Robert Quick, 41, rode out the storm with his wife and two
small children but wound up retreating to the attic of their
home as a tree crashed into the roof and his children watched
their toys float away. He had no flood insurance.

“I rolled the dice. Everybody goes to the casino, I decided
to roll it on flood insurance, you know, 1,200 bucks a year,
this neighborhood never flooded,” he said.

Some federal officials have put the cost of the storm at
between $100 billion and $200 billion.

Risk Management Solutions, a California company that
assesses disasters for more than 400 insurance firms, trading
companies and financial institutions, has raised its estimate
of total hurricane damages to $125 billion and said it expects
insured losses of $40 billion to $60 billion.

Congress has now approved $62.3 billion for hurricane
relief sought by Bush, who warned further requests will come.

The political fall-out over the response in the days after
the storm was likely to continue.

In the U.S. Senate, four top Democrats urged Bush to fire
Brown, amid new questions over his qualifications.

Whoever runs the agency, they said, “must inspire
confidence and be able to coordinate hundreds of federal, state
and local resources.
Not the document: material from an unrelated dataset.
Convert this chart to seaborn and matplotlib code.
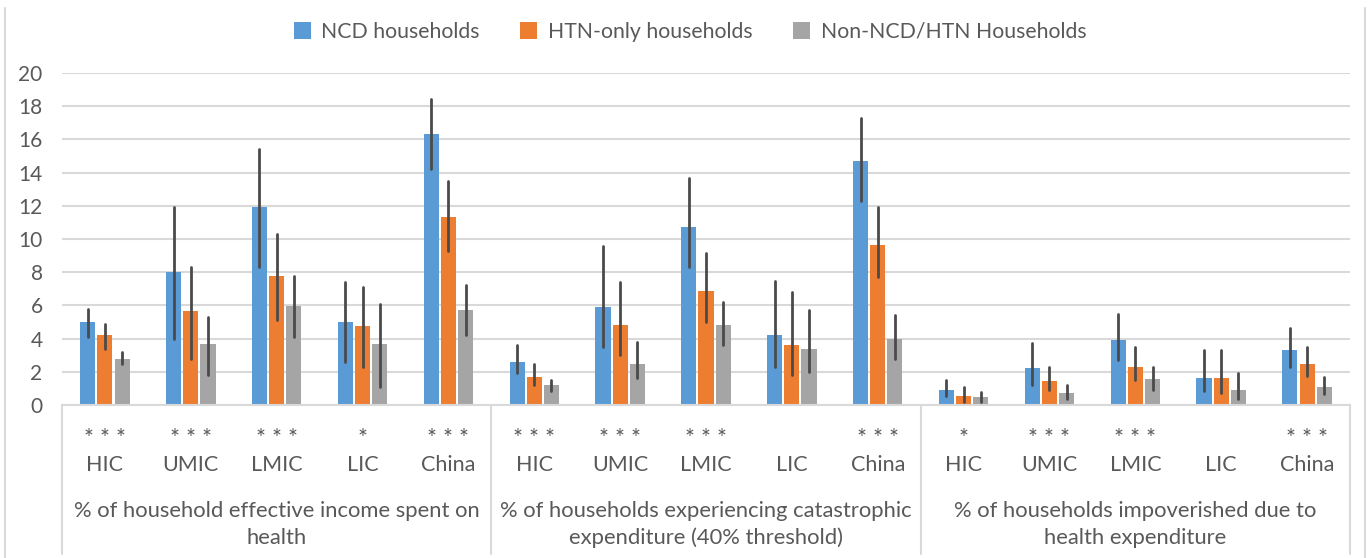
import numpy as np
import pandas as pd
import seaborn as sns
import matplotlib.pyplot as plt
from matplotlib.lines import Line2D

income_groups = ["HIC", "UMIC", "LMIC", "LIC", "China"]
measures = [
    "% of household effective income spent on\nhealth",
    "% of households experiencing catastrophic\nexpenditure (40% threshold)",
    "% of households impoverished due to\nhealth expenditure",
]
household_types = ["NCD households", "HTN-only households", "Non-NCD/HTN Households"]
colors = ["#5B9BD5", "#ED7D31", "#A5A5A5"]
significance = ["***", "***", "***", "*", "***",
                "***", "***", "***", "", "***",
                "*", "***", "***", "", "***"]

# values per slot: 3 measures x 5 income groups
ncd_values = [5.0, 8.0, 11.9, 5.0, 16.3, 2.6, 5.9, 10.7, 4.2, 14.7, 0.9, 2.2, 3.9, 1.65, 3.3]
ncd_low = [4.1, 4.0, 8.3, 2.6, 14.2, 1.9, 3.5, 8.3, 2.3, 12.3, 0.57, 1.2, 2.7, 0.85, 2.3]
ncd_high = [5.8, 11.95, 15.45, 7.4, 18.45, 3.6, 9.6, 13.65, 7.5, 17.3, 1.5, 3.75, 5.5, 3.3, 4.65]

htn_values = [4.2, 5.65, 7.75, 4.75, 11.35, 1.7, 4.8, 6.85, 3.6, 9.65, 0.53, 1.45, 2.3, 1.65, 2.45]
htn_low = [3.4, 2.8, 5.1, 2.3, 9.25, 1.2, 3.0, 5.0, 1.8, 7.7, 0.2, 0.93, 1.5, 0.75, 1.75]
htn_high = [4.9, 8.3, 10.3, 7.1, 13.5, 2.5, 7.4, 9.15, 6.8, 11.9, 1.1, 2.3, 3.5, 3.3, 3.5]

other_values = [2.8, 3.65, 5.95, 3.65, 5.75, 1.2, 2.5, 4.8, 3.4, 3.95, 0.5, 0.75, 1.55, 0.9, 1.1]
other_low = [2.5, 1.8, 4.1, 1.1, 4.2, 0.85, 1.65, 3.6, 2.0, 2.8, 0.2, 0.37, 0.93, 0.39, 0.65]
other_high = [3.2, 5.3, 7.8, 6.1, 7.25, 1.5, 3.8, 6.2, 5.7, 5.45, 0.77, 1.2, 2.3, 1.95, 1.7]

series = {
    "NCD households": (ncd_values, ncd_low, ncd_high),
    "HTN-only households": (htn_values, htn_low, htn_high),
    "Non-NCD/HTN Households": (other_values, other_low, other_high),
}

slots = [f"{m}|{g}" for m in range(len(measures)) for g in income_groups]

# three rows per bar (low, value, high): median gives the bar, full percentile range gives the error bar
rows = []
for hh, (vals, lows, highs) in series.items():
    for i, slot in enumerate(slots):
        for v in (lows[i], vals[i], highs[i]):
            rows.append({"slot": slot, "household": hh, "value": v})
df = pd.DataFrame(rows)

sns.set_style("white")
plt.rcParams["font.family"] = ["Lato", "DejaVu Sans"]
text_color = "#595959"
grid_color = "#D9D9D9"

fig = plt.figure(figsize=(13.7, 5.58), dpi=100)
ax = fig.add_axes([62 / 1370, 1 - 405 / 558, (1350 - 62) / 1370, (405 - 73) / 558])

sns.barplot(data=df, x="slot", y="value", hue="household", order=slots,
            hue_order=household_types, palette=colors, saturation=1,
            estimator="median", errorbar=("pi", 100), width=0.6, gap=0.12,
            err_kws={"color": "#4a4a4a", "linewidth": 2.0}, linewidth=0, ax=ax)

ax.set_ylim(0, 20)
ax.set_xlim(-0.5, len(slots) - 0.5)
ax.set_yticks(np.arange(0, 21, 2))
ax.yaxis.grid(True, color=grid_color, linewidth=1.5)
ax.set_axisbelow(True)
for s in ["left", "right", "top"]:
    ax.spines[s].set_visible(False)
ax.spines["bottom"].set_color(grid_color)
ax.spines["bottom"].set_linewidth(1.5)
ax.set_xlabel("")
ax.set_ylabel("")
ax.set_xticks(range(len(slots)), labels=income_groups * len(measures))
ax.tick_params(axis="x", length=0, pad=36, labelsize=15.5, labelcolor=text_color)
ax.tick_params(axis="y", length=0, pad=14, labelsize=15, labelcolor=text_color)

trans = ax.get_xaxis_transform()
for i, star in enumerate(significance):
    ax.text(i, -0.102, " ".join(star), transform=trans, ha="center", va="center",
            fontsize=17, color=text_color)
for m, label in enumerate(measures):
    ax.text(m * 5 + 2, -0.36, label, transform=trans, ha="center", va="center",
            fontsize=15.8, color=text_color, linespacing=1.4)
for x in [-0.5, 4.5, 9.5, 14.5]:
    ax.plot([x, x], [0, -0.45], transform=trans, clip_on=False,
            color=grid_color, linewidth=1.5)

sns.move_legend(ax, "center", bbox_to_anchor=((690 - 62) / 1288, (405 - 32) / 332),
                ncol=3, frameon=False, title=None, fontsize=15.3,
                handlelength=0.8, handleheight=0.8, columnspacing=1.9, handletextpad=0.5)
for t in ax.get_legend().get_texts():
    t.set_color(text_color)

for xf in [5 / 1370, 1365 / 1370]:
    fig.add_artist(Line2D([xf, xf], [0, 0.985], transform=fig.transFigure,
                          color=grid_color, linewidth=1.5))

fig.savefig("out.png", dpi=100)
Mr. Brown simply doesn’t have the ability
or the experience to oversee a coordinated federal response of
this magnitude.”

Sen. Trent Lott, a Republican who lost his Mississippi home
in the storm, said Brown “has been acting like a private,
instead of a general.”

ABC News cited source as saying Brown was expected to be
out of his post as head of the disaster agency soon.

The House Government Reform Committee is to hold a hearing
on the widely criticized response to the disaster would begin
on Thursday. The Senate Homeland Security and Governmental
Affairs Committee will open a similar hearing on Wednesday.